### REQUIRED WORK
Your task is to repeat the lines below exactly, excluding any pictures they contain.

--- start COLLECTED MATERIAL ---

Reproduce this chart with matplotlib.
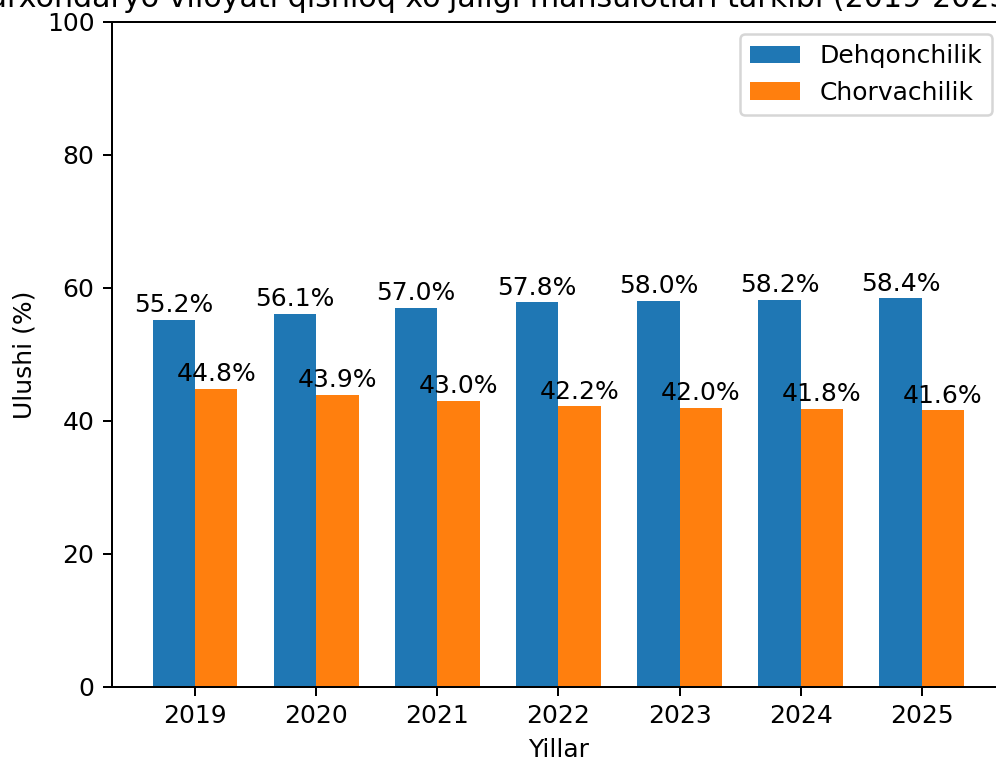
import matplotlib
matplotlib.use("Agg")
import matplotlib.pyplot as plt
import numpy as np

years = ["2019", "2020", "2021", "2022", "2023", "2024", "2025"]
dehqonchilik = [55.2, 56.1, 57.0, 57.8, 58.0, 58.2, 58.4]
chorvachilik = [44.8, 43.9, 43.0, 42.2, 42.0, 41.8, 41.6]
title = "Surxondaryo viloyati qishloq xo'jaligi mahsulotlari tarkibi (2019-2025)"

DPI = 180
fig = plt.figure(figsize=(996 / DPI, 758 / DPI), dpi=DPI)
W, H = 996, 758
ax = fig.add_axes([112 / W, 71.04 / H, 892.8 / W, 665.28 / H])

x = np.arange(len(years))
w = 0.35
b1 = ax.bar(x - w / 2, dehqonchilik, w, label="Dehqonchilik")
b2 = ax.bar(x + w / 2, chorvachilik, w, label="Chorvachilik")

for bars, vals in ((b1, dehqonchilik), (b2, chorvachilik)):
    for r, v in zip(bars, vals):
        ax.text(r.get_x() + r.get_width() / 2, r.get_height() + 0.4, f"{v:.1f}%",
                ha="center", va="bottom")

ax.set_xticks(x)
ax.set_xticklabels(years)
ax.set_ylim(0, 100)
ax.set_xlabel("Yillar")
ax.set_ylabel("Ulushi (%)")
ax.set_title(title, x=0.5 - 64 / 892.8)
ax.legend(loc="upper right")

fig.savefig("out.png", dpi=DPI)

--- end COLLECTED MATERIAL ---

### WRITTEN ANSWER
Reproduce this chart with matplotlib.
import matplotlib
matplotlib.use("Agg")
import matplotlib.pyplot as plt
import numpy as np

years = ["2019", "2020", "2021", "2022", "2023", "2024", "2025"]
dehqonchilik = [55.2, 56.1, 57.0, 57.8, 58.0, 58.2, 58.4]
chorvachilik = [44.8, 43.9, 43.0, 42.2, 42.0, 41.8, 41.6]
title = "Surxondaryo viloyati qishloq xo'jaligi mahsulotlari tarkibi (2019-2025)"

DPI = 180
fig = plt.figure(figsize=(996 / DPI, 758 / DPI), dpi=DPI)
W, H = 996, 758
ax = fig.add_axes([112 / W, 71.04 / H, 892.8 / W, 665.28 / H])

x = np.arange(len(years))
w = 0.35
b1 = ax.bar(x - w / 2, dehqonchilik, w, label="Dehqonchilik")
b2 = ax.bar(x + w / 2, chorvachilik, w, label="Chorvachilik")

for bars, vals in ((b1, dehqonchilik), (b2, chorvachilik)):
    for r, v in zip(bars, vals):
        ax.text(r.get_x() + r.get_width() / 2, r.get_height() + 0.4, f"{v:.1f}%",
                ha="center", va="bottom")

ax.set_xticks(x)
ax.set_xticklabels(years)
ax.set_ylim(0, 100)
ax.set_xlabel("Yillar")
ax.set_ylabel("Ulushi (%)")
ax.set_title(title, x=0.5 - 64 / 892.8)
ax.legend(loc="upper right")

fig.savefig("out.png", dpi=DPI)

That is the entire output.